カムチャツカ地域はイギリスほどの大きさで、人口は地中海に浮かぶマルタ共和国よりも少なく、1年の半分は雪に覆われ、南は亜寒帯、北はツンドラ気候である。しかし新知事は、厳しい自然環境にある地域の人々に笑顔を与えたいと考えている。
新知事は地域政府機関の行政改革をすすめる一環として、正式には「社会福祉と家族政策の省」という名称だが、方向性の転換を表すために「幸福省」と呼ばれることになる新しい機関を設立する。
『ザ・モスクワ・タイムズ』によると、ソロドフ知事は地域のフォーラムで、新省について「要するに、幸福感のことだ」と述べ、「不利益を被った弱者のための省という考え方からの脱却が重要だと思っている。困難な状況にある人々に働きかけながらも、ただ問題に対処するだけでなく、そのような人たちを繁栄させ、幸せにする必要がある。」と説明している。
ソロドフ氏の野心的な開発目標には、カムチャツカがシンガポールのような主要な国際交通のハブになること、観光業をより手頃な価格にすること、飲酒関連の交通事故が増加する中でアルコール消費を減らすことなども含まれている。
ロシアは、世界の幸福度ランキングで2年連続順位を下げており、専門家らは、ロシア人が生活改善が見られないことと、不公平感を感じていることが原因だと指摘している。
ソロドフ知事は、「私にとって大きな成果を達成するための主な基準は、多少哲学的ではあるが、人々の幸せだ」と語り、「少し派手で宣言的なように聞こえるかもしれないが、地域の責任者は他の動機を持つことはできないと思う」と述べている。
『ロシアトゥデイ』によると、ソロドフ氏は今年9月の選挙で80.51%の得票を得ている。
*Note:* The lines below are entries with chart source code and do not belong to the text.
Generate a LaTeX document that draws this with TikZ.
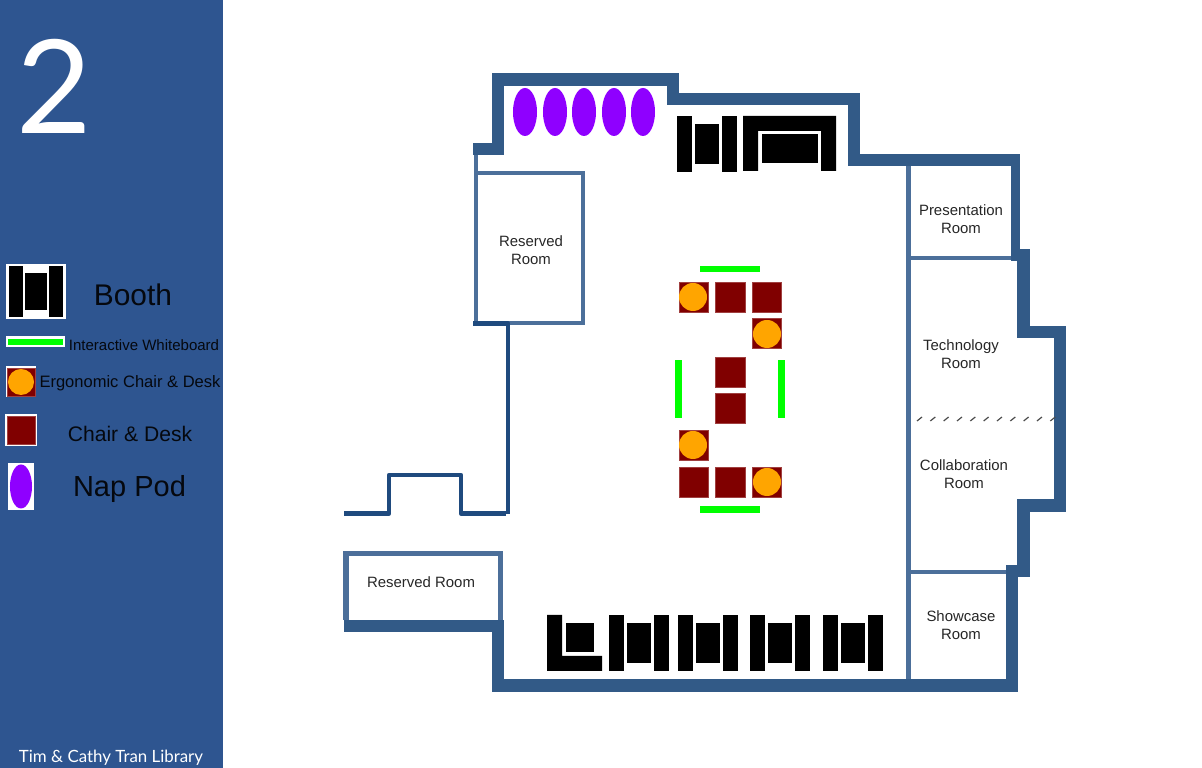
\documentclass[tikz,border=0pt]{standalone}
\usepackage{fontspec}
\setmainfont{Liberation Sans}
\newfontfamily\titlefont{Lato}
\usetikzlibrary{shapes.geometric}
\definecolor{sidebar}{HTML}{2E5590}
\definecolor{wallblue}{HTML}{325A87}
\definecolor{thinwall}{HTML}{4C6F9A}
\definecolor{darkline}{HTML}{1F4A7E}
\definecolor{deskred}{HTML}{800000}
\definecolor{chairorange}{HTML}{FFA500}
\definecolor{boardgreen}{HTML}{00FF00}
\definecolor{podpurple}{HTML}{8F00FF}
\tikzset{
    wall/.style={draw=wallblue,line width=0.125cm,line join=miter},
    thin wall/.style={draw=thinwall,line width=0.045cm},
    dark wall/.style={draw=darkline,line width=0.045cm,line join=round},
    room label/.style={inner sep=0pt,align=center,text=black!85,font=\fontsize{4.25}{5.1}\selectfont},
    legend label/.style={inner sep=0pt,text=black!90!sidebar},
    desk/.style={rectangle,fill=deskred,draw=deskred!75!white,line width=0.1pt,inner sep=0pt,minimum size=0.295cm},
    chair/.style={circle,fill=chairorange,inner sep=0pt,minimum size=0.28cm},
    pod/.style={ellipse,fill=podpurple,inner sep=0pt,minimum width=0.24cm,minimum height=0.48cm},
    whitebox/.style={fill=white}
}
\begin{document}
\begin{tikzpicture}[x=0.01cm,y=-0.01cm]
    \useasboundingbox (0,0) rectangle (1202,768);

    % Blue side panel
    \fill[sidebar] (0,0) rectangle (223,768);
    \node[inner sep=0pt,text=white,font=\titlefont\fontsize{37}{37}\selectfont] (floor) at (54,86) {2};
    \node[inner sep=0pt,text=white,font=\titlefont\fontsize{4.8}{6}\selectfont] (library) at (111,757.5) {Tim \& Cathy Tran Library};

    % Legend boxes
    \fill[whitebox] (6,264) rectangle (66,319);
    \fill[black] (9,266) rectangle (23,317);
    \fill[black] (25,273) rectangle (47,310);
    \fill[black] (49,266) rectangle (63,317);
    \fill[whitebox] (6,336) rectangle (65,347);
    \fill[boardgreen] (8,339) rectangle (63,345);
    \fill[whitebox] (6,366) rectangle (36,397);
    \node[desk,minimum size=0.28cm] (legenddesk1) at (21,382) {};
    \node[chair,minimum size=0.26cm] (legendchair) at (21,382) {};
    \fill[whitebox] (5,414) rectangle (37,446);
    \node[desk,minimum size=0.275cm] (legenddesk2) at (21,430) {};
    \fill[whitebox] (8,463) rectangle (34,510);
    \node[pod,minimum width=0.22cm,minimum height=0.44cm] (legendpod) at (21,486.5) {};

    % Legend labels
    \node[legend label,font=\fontsize{8.5}{10}\selectfont] (lbooth) at (133,295) {Booth};
    \node[legend label,font=\fontsize{4.27}{5}\selectfont] (lboard) at (144,345) {Interactive Whiteboard};
    \node[legend label,font=\fontsize{4.7}{6}\selectfont] (lergo) at (130,383) {Ergonomic Chair \& Desk};
    \node[legend label,font=\fontsize{6}{7}\selectfont] (lchair) at (130,433.5) {Chair \& Desk};
    \node[legend label,font=\fontsize{8.25}{10}\selectfont] (lnap) at (129.5,489) {Nap Pod};

    % Thin inner walls
    \draw[thin wall] (908.5,160) -- (908.5,685);
    \draw[thin wall] (908,258) -- (1018,258);
    \draw[thin wall] (908,572) -- (1008,572);
    \draw[thin wall] (476,155) -- (476,323) -- (583,323) -- (583,173) -- (476,173);
    \draw[thin wall,line width=0.05cm] (346,620) -- (346,554) -- (500,554) -- (500,620);

    % Outer walls, thicker and thinner runs
    \draw[wall] (344,626) -- (498,626) -- (498,685.5) -- (1012,685.5) -- (1012,571) -- (1023.5,571)
        -- (1023.5,505.5) -- (1060,505.5) -- (1060,332) -- (1023.5,332) -- (1023.5,255) -- (1011,255);
    \draw[wall,line width=0.09cm] (1015,255) -- (1015,153.75);
    \draw[wall] (1019,160) -- (854,160) -- (854,99) -- (673,99) -- (673,79.5) -- (498,79.5) -- (498,149) -- (473,149);

    % Corridor by the reserved room
    \draw[dark wall] (473,323.5) -- (508,323.5) -- (508,514);
    \draw[dark wall] (344,513.5) -- (389,513.5) -- (389,475) -- (461,475) -- (461,513.5) -- (506,513.5);

    % Dashed divider, technology and collaboration
    \foreach \dx in {0,1,...,10} {
        \draw[black!70,line width=0.012cm] ({917+\dx*13.33},421) -- +(5,-4);
    }

    % Room labels
    \node[room label] (presentation) at (961,219) {Presentation\\Room};
    \node[room label] (technology) at (961,354) {Technology\\Room};
    \node[room label] (collaboration) at (964,474) {Collaboration\\Room};
    \node[room label] (showcase) at (961,625) {Showcase\\Room};
    \node[room label] (reserved1) at (531,250) {Reserved\\Room};
    \node[room label] (reserved2) at (421,582) {Reserved Room};

    % Nap pods along the top
    \foreach \n/\px in {1/525,2/555,3/584,4/614,5/643} {
        \node[pod] (pod\n) at (\px,112) {};
    }

    % Booths
    \foreach \bx/\by in {677/116,609/615,678/615,750/615,823/615} {
        \begin{scope}[shift={(\bx,\by)}]
            \fill[black] (0,0) rectangle (15,56);
            \fill[black] (18,8) rectangle (42,48);
            \fill[black] (45,0) rectangle (60,56);
        \end{scope}
    }
    \fill[black] (743,171) -- (743,116) -- (836,116) -- (836,171) -- (821,171) -- (821,131) -- (758,131) -- (758,171) -- cycle;
    \fill[black] (762,134) rectangle (818,163);
    \fill[black] (547,615) -- (562,615) -- (562,656) -- (602,656) -- (602,671) -- (547,671) -- cycle;
    \fill[black] (566,623) rectangle (594,652);

    % Desks in the middle
    \foreach \n/\px/\py in {1/693.5/297,2/730/297,3/766.5/297,4/766.5/333,5/730/372,6/730/408,7/693.5/445,8/693.5/482,9/730/482,10/766.5/482} {
        \node[desk] (desk\n) at (\px,\py) {};
    }
    \foreach \n/\px/\py in {1/693/297,2/767/334,3/693/445,4/767/482} {
        \node[chair] (chair\n) at (\px,\py) {};
    }

    % Whiteboards
    \fill[boardgreen] (700,266) rectangle (760,272);
    \fill[boardgreen] (700,506) rectangle (760,513);
    \fill[boardgreen] (675,360) rectangle (682,418);
    \fill[boardgreen] (778,360) rectangle (785,418);
\end{tikzpicture}
\end{document}
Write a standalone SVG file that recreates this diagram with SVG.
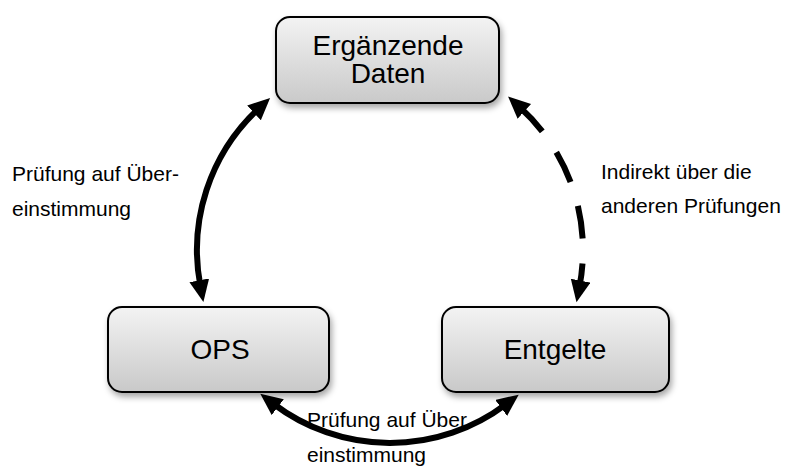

ソロドフ氏はこれまで、サハ共和国政府の首長を務め、その前は極東連邦管区の社会・経済政策を担当していた。
カムチツカ地域に就任後、地方議会議事堂の改修予算の中にワインセラーの建設計画があることを知り、その建設を中止している。その代わりに、ペトロパブロフスク・カムチャツキー市の記念日を祝うための資金として使うように命じている。